Kisah asal usul Ne Zha yang kita kenal sekarang disempurnakan pada abad ke-17 melalui novel Feng-shen yan-yi (Investiture of the Gods), yang menjadi dasar adaptasi film Ne Zha 2.
Novel ini, yang kepenulisannya masih diperdebatkan, menceritakan pendirian Dinasti Zhou (1046 – 256 SM) dengan melibatkan dewa-dewa, termasuk menempatkan Ne Zha sebagai jenderal pelopor yang pemarah dan bersenjatakan tombak untuk raja Zhou.
Penggambaran Ne Zha dalam novel tersebut menunjukkan integrasinya yang lengkap ke dalam mitologi Taois, di mana ayahnya bukan lagi Raja Surgawi, melainkan seorang ahli sihir Taois, dan gurunya juga merupakan dewa Taois. Transisi ini menjadikan Ne Zha sebagai representasi sastra dari ekologi religius dan filosofis pada masa Dinasti Ming Tiongkok (1368-1644).

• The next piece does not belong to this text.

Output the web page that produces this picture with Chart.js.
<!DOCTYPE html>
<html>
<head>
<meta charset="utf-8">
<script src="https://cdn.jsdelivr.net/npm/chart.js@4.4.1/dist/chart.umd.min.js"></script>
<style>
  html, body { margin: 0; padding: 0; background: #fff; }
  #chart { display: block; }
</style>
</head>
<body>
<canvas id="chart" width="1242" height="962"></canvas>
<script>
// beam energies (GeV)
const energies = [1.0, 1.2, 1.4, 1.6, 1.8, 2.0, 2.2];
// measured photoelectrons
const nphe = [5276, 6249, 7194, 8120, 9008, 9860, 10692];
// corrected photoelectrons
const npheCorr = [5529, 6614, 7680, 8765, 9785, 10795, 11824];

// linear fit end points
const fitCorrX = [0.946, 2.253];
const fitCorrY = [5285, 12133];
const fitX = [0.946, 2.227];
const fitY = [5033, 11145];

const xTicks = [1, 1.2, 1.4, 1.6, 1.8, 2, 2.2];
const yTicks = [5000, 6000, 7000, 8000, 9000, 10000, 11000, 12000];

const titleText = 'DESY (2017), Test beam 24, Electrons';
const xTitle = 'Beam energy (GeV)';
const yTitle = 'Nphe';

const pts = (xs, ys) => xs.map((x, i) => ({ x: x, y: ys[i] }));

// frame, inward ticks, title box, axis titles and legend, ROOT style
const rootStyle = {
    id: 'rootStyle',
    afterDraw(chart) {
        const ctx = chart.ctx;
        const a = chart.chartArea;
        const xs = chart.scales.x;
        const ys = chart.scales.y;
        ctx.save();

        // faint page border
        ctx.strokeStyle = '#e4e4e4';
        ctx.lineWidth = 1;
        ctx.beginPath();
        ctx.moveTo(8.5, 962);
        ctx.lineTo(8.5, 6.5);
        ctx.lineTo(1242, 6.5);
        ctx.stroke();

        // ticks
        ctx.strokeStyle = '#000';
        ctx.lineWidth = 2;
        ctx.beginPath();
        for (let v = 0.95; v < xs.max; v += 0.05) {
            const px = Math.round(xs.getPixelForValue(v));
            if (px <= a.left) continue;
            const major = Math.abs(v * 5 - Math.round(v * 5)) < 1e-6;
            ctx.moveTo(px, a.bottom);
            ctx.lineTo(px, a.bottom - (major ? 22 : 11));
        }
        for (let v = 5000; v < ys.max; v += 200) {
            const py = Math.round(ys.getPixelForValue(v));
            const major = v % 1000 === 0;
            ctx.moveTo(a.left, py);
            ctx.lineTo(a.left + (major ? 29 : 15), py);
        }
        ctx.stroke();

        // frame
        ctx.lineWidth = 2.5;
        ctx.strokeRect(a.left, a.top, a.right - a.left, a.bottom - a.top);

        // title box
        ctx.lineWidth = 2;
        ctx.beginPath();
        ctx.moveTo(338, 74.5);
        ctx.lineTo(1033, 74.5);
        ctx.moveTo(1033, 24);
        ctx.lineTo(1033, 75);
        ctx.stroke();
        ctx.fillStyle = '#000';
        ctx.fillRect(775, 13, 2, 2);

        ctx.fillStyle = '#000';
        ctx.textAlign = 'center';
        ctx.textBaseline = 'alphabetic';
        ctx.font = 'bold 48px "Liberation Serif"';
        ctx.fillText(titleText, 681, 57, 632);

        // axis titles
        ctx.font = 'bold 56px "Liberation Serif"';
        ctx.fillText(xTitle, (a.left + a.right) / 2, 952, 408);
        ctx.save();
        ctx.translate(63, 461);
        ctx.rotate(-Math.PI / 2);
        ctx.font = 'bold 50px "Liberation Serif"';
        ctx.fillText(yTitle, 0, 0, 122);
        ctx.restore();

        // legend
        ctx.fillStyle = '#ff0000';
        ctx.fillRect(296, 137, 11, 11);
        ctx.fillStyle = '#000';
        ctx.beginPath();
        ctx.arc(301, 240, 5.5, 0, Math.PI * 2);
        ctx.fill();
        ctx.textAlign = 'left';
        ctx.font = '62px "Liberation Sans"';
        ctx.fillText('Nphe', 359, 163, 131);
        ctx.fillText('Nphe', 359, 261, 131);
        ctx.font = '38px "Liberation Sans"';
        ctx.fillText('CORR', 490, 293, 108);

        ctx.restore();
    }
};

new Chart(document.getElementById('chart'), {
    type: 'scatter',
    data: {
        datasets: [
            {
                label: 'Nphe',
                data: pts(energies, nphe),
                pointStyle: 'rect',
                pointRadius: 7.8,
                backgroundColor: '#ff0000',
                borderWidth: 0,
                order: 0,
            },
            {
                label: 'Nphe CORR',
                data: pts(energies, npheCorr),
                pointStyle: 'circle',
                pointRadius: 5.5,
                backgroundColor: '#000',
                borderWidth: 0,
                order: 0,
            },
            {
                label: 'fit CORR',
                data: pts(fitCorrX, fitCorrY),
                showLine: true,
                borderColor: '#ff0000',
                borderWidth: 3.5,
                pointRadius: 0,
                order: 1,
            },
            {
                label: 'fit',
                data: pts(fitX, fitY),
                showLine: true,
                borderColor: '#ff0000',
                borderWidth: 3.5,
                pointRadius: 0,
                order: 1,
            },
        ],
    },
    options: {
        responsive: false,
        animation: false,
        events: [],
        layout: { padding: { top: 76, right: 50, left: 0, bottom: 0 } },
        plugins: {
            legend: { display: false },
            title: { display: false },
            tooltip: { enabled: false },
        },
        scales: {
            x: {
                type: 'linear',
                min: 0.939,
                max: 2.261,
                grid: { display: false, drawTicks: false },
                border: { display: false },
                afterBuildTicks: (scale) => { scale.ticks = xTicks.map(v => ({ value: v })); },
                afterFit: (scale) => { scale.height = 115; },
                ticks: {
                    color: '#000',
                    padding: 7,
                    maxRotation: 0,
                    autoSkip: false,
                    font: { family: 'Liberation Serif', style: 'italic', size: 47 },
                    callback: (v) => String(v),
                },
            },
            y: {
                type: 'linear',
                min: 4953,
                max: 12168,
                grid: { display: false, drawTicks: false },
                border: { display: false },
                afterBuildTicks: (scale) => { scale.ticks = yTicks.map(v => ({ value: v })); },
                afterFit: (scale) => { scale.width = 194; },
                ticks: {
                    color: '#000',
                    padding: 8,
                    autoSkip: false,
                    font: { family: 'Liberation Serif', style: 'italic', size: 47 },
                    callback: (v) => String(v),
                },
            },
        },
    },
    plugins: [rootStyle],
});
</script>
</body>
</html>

Sejak abad ke-11, agama Buddha, Konfusianisme, dan Taoisme telah terjalin erat dalam budaya, sosial, dan politik Tiongkok. Bahkan, Kaisar Xiaozong dari Song (memerintah 1162-1189) pernah membandingkan ketiga sistem ini dengan kaki-kaki ding perunggu, sebuah wadah seremonial yang melambangkan otoritas politik dan budaya.
Saat ini, interpretasi baru dari tokoh-tokoh tradisional seperti Ne Zha kembali populer, terbukti dari kesuksesan komersial film Ne Zha 2 dan video game pemenang penghargaan Black Myth: Wukong, yang diadaptasi dari kisah Raja Kera.
Sama seperti Investiture of the Gods yang memberikan gambaran tentang Tiongkok abad ke-17, kreasi abad ke-21 ini juga menawarkan cara unik untuk memahami nilai-nilai sosial kontemporer.
Contohnya berupa penekanan pada kekerabatan dan cinta yang menjadi pendorong utama dalam plot film dan video game, yang mungkin menandakan kembalinya nilai-nilai tradisional dalam masyarakat Tiongkok.
Kesuksesan box office yang luar biasa dari Ne Zha 2 adalah hasil dari ribuan tahun integrasi budaya, menjadikannya bukti kemenangan akulturasi.